Wednesday, January 12, 2005

The pre-Giuliani New York made its way into my living room last night. I never got to experience this New York, the New York of lore, of that subway scene in Adventures in Babysitting, and sometimes I yearn for this past, wondering what all I missed, what energies, what scenes, what stores, what culture instead of Barnes and Nobles and Starbucks and bougie NYU kids all over the East Village. But then, when I get mugged, or when things like last night happen, I know that I like the saftey enabled by this new bougie culture of New York.
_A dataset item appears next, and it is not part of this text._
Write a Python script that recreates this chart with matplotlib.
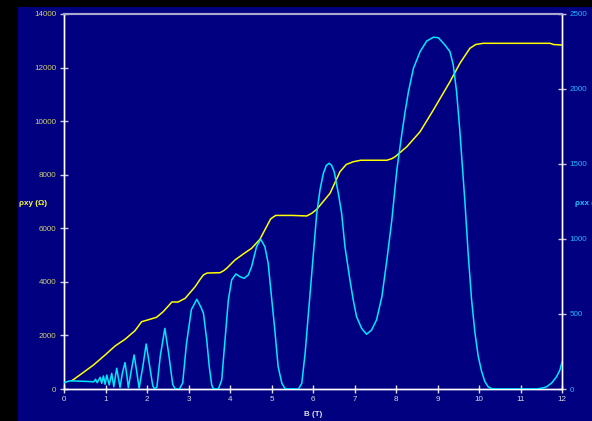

Jamie and Derek came home around midnight last night and tried to open the door to the second floor apartment which they want to move into and which has been empty for about the past month. However, last night, it wasn't empty. One of the occupants, this Irish guy, had arrived back to pack up his things. So he showed the two of them around the apartment, showed them around while porn was playing in two different rooms and he was drugged out of his mind. Jamie and Derek then came upstairs and told Ramsey, Niki, and I all about it and Jamie mentioned how scared she was of him and how she was worried that he might come here, and sure enough, before we had to time to knock on wood, there was a knock on my front door. We all exchanged wide eye glances at each other nervously. Jamie ran and hid in Dara's room and I got up to answer the door.

Irish guy, who I should mention is married and has a child and some adult responsiblities, said he had a proposition for us, that he was leaving the country in a couple of days and had all these expensive electronics that he couldn't move back with him, and that he would sell them to Derek if they were going to move into the apartment. We all told him that we didn't have any interest in them, and wide eyed and obviously drugged out of his mind, he asked us if we knew anyone that wanted to buy them, asked us this as he started to make himself more comfortable and sat on the arm of my couch. The next ten minutes were so awkward and nerve-racking, Niki and Jamie hiding, Derek, Ramsey, and I sitting out there watching a movie, trying politely to get the guy to leave, but him telling stories about pussy and drugs, and how he only had a couple of days to get fucked up before he had to go back to his family. At one point he offered to buy Ramsey's sweatshirt for a buck fifty and a toke. Ramsey and I both tried to make him leave by saying we are in the middle of watching this movie. He ignored us and told us more dodgy stories, tried to sell us his watch, and then Derek finally ended the passiveness, and said, "Look, you need to go." He said "All right," and then proceeded to tell us he had liquid cocaine, explained what it was, and asked us if we wanted any. We said no, and finally got him out the door. I asked Derek to look through the peephole to make sure he went downstairs. He did not.

My bedroom door in the hallway was open as it always is (or was, now I am nervous), and I went in the hall to see him coming out of my room with one of my CD's, Creedence Clearwater Revival. He asked if he could borrow it. I said sure, just because I wanted him to go away, and I locked my bedroom door, then locked our living room door and sat nervously and watched the end of 24 Hour Party People. Jamie wanted to call the cops because Derek's cousin or someone is a captain of the narcotics division or something. I thought that would be totally unneccesary and mean. I hate how drugs have the ability to make people so nervous and so on edge. Jamie was obviously terrified. I was almost shaking when he was in the room with us, so nervous, having flashbacks to other nervous drug encounters with the sketchy people in Sarasota that somehow you ended up in the same room with just because you were on drugs. Some drug experiences are these horribly democratizing encounters, where you find yourself with people coming to things from totally different perspectives, dodgy folks of every variety all thrown together by whatever same substance they are ingesting. It also caused me nervousness just because this was an adult with a kid who was doing the wrong things, for reminding me of my own dad and his drug problems, and how sad human beings are, how willfully they will be ugly.

And the scary thing about pathetic people, the sadness that they inspire in you in just a recognition of how close you are to that also, how easily it is to tragress the lines that demarcate acceptable behavior from unacceptable behavior. That this is a man looking for kicks, looking for fun, and it is what so many of us do, what I do, and at one point do you have to change your method of getting kicks? Yesterday, I was thinking about the themes of private pleasure and how they are always transformed when they are brought into the light of public perception, how they become something else. But this man is different. I am scared to even leave my apartment now. I just heard a large crash from his aparment and then a loud scream and a bunch of pained yells. He is so terrifying. He is moving out Saturday. I cannot wait.